++++ DATA SHOWN ++++
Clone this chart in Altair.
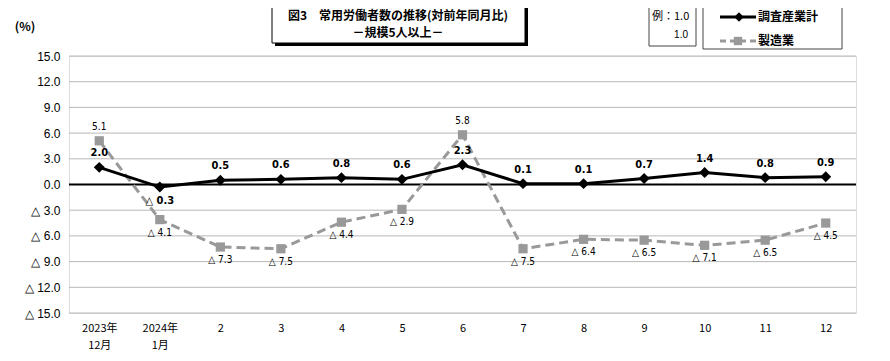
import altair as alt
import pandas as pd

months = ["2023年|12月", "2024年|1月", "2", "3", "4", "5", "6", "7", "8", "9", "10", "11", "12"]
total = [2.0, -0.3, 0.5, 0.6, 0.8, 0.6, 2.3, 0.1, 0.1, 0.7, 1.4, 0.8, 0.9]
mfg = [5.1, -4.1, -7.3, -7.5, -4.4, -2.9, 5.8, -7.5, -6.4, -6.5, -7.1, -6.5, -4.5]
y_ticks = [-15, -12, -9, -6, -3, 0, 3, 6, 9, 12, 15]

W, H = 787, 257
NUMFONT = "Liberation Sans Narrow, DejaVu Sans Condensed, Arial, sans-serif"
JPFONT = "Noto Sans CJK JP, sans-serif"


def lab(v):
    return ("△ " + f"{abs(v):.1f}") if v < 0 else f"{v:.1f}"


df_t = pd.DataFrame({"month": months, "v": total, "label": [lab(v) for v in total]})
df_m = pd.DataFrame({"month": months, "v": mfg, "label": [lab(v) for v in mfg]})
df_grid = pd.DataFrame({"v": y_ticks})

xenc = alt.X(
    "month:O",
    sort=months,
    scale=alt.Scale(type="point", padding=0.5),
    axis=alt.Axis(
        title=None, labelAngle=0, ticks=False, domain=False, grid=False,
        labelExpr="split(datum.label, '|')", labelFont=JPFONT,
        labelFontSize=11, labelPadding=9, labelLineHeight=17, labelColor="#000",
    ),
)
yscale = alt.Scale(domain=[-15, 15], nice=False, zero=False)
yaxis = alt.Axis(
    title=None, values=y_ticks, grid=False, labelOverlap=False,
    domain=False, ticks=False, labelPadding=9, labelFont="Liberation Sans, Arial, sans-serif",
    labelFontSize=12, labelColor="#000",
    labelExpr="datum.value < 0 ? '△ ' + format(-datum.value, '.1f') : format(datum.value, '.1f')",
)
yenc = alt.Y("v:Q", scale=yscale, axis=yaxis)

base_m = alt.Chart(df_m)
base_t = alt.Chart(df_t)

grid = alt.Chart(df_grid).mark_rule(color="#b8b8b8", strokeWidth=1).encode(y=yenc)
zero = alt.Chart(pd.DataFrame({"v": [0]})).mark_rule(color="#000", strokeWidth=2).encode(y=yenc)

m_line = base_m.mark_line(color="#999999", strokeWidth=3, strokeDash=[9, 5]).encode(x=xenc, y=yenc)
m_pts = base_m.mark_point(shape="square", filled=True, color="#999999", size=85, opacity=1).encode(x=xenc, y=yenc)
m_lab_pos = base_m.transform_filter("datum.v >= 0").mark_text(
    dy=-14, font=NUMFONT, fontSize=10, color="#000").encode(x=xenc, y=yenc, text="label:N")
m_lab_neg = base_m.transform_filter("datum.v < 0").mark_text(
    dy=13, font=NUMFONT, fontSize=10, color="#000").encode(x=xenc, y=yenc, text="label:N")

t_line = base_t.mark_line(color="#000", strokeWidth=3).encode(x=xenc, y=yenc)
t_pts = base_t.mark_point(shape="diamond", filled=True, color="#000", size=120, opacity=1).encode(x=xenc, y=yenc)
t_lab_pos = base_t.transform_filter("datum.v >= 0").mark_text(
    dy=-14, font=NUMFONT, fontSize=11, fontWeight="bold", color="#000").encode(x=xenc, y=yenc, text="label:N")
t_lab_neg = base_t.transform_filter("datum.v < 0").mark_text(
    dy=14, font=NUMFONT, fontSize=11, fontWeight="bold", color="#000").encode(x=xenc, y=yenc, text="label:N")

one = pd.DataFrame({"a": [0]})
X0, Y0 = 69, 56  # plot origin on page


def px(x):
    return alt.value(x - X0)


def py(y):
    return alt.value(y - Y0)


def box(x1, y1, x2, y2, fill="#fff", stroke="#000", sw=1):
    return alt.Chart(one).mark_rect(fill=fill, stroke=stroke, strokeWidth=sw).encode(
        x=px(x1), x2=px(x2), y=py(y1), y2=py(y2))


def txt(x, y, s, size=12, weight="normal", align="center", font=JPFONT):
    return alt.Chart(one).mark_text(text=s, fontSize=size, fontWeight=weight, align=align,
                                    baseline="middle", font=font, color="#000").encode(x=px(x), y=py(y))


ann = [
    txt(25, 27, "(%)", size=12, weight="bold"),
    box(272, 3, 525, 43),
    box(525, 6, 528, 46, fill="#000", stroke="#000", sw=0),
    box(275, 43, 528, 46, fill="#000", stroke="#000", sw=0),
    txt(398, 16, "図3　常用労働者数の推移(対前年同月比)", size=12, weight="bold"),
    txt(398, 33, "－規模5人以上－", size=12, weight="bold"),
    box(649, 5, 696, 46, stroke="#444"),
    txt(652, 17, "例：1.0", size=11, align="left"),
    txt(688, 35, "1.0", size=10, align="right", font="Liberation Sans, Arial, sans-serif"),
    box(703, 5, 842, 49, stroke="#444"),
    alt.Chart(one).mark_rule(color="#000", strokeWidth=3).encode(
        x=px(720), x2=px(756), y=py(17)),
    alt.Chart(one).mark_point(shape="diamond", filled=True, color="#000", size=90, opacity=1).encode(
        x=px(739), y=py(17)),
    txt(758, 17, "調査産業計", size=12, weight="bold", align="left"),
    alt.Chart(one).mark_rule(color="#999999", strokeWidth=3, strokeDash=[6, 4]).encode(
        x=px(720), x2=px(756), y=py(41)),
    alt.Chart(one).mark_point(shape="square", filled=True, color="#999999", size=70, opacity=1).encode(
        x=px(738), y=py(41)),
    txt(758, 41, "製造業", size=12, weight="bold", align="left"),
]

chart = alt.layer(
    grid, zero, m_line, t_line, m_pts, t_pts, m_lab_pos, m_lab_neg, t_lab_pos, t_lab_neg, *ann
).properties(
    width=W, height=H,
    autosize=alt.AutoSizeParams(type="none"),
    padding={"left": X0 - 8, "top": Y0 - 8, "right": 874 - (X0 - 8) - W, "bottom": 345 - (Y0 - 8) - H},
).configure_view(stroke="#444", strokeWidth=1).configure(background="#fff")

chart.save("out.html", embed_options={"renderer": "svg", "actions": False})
++++
TASK TO CARRY OUT
Copy nothing but the lines from the first one in the listing through the line with "6, 9, 12, 15]", and omit the pictures.

CORRECT ANSWER
Clone this chart in Altair.
import altair as alt
import pandas as pd

months = ["2023年|12月", "2024年|1月", "2", "3", "4", "5", "6", "7", "8", "9", "10", "11", "12"]
total = [2.0, -0.3, 0.5, 0.6, 0.8, 0.6, 2.3, 0.1, 0.1, 0.7, 1.4, 0.8, 0.9]
mfg = [5.1, -4.1, -7.3, -7.5, -4.4, -2.9, 5.8, -7.5, -6.4, -6.5, -7.1, -6.5, -4.5]
y_ticks = [-15, -12, -9, -6, -3, 0, 3, 6, 9, 12, 15]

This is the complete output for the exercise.